Hacker News new | ask | show | jobs
by PedroBatista 150 days ago
I really never understood how people could store very important information in ES like it was a database.

Even if they don't understand what ES is and what a "normal" database is, I'm sure some of those people run into issues where their "db" got either corrupted of lost data even when testing and building their system around it. This is and was general knowledge at the time, it was no secret that from time to time things got corrupted and indexes needed to be rebuilt.

Doesn't happen all the time, but way greater than zero times and it's understandable because Lucene is not a DB engine or "DB grade" storage engine, they had other more important things to solve in their domain.

So when I read stories of data loss and things going South, I don't have sympathy for anyone involved other than the unsuspecting final clients. These people knew or more or less knew and choose to ignore and be lazy.

6 comments

> I really never understood how people could store very important information in ES like it was a database.

I agree.

Its been a while since I touched it, but as far as I can remember ES has never pretended to be your primary store of information. It was mostly juniors that reached for it for transaction processing, and I had to disabuse them of the notion that it was fit for purpose there.

ES is for building a searchable replica of your data. Every ES deployment I made or consulted sourced its data from some other durable store, and the only thing that wrote to it were replication processes or backfills.

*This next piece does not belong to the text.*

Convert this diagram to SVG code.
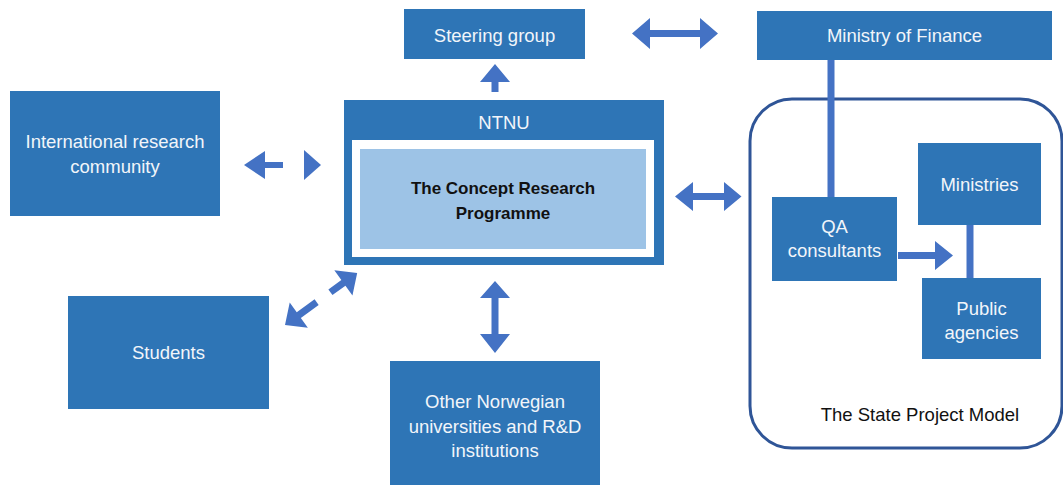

I've managed a 100+ node cluster for years without seeing any corruption. Where are you getting this from?
I'm actually struggling to imagine exactly what warrants a 100+ node cluster of ES?
we had something like this to scale out for higher throughput. just in the 10's of thousands requests per second required 100+ nodes simply because each query would have a expensive scatter and gather
They market it as a general purpose store. Successfully, even though hc cs wizards wouldn’t touch it ever, c suite likes it

Best example is IoT marketing, as if it can handle the load without bazillion shards, and since when does a text engine want telemetry

Neither the blogpost(beside consistency which most people don't care much about) nor your post describe any issue.

> things got corrupted and indexes needed to be rebuilt.

How is postgres and elastic any different here?

I’ve no experience with Elastic but what they’re getting at I think is indexes in Elastic is actually your data because that’s all it does due to the purpose it was built for, whereas in Postgres indexes are, well, indexes — that is, derived data, not the source of truth.
But if data is corrupt, how is rebuilding index fixing anything. What kind of corruption are we talking about.
We only used it on top of the primary databases, just like many other components for scaling or auxiliary functionalities. Not sure how others use it
usually in companies, people have a main durable store of information that is then streamed to other databases that store a transformation of this data with some augmentation.

these new data stores don't usually require that level of durability or reliability.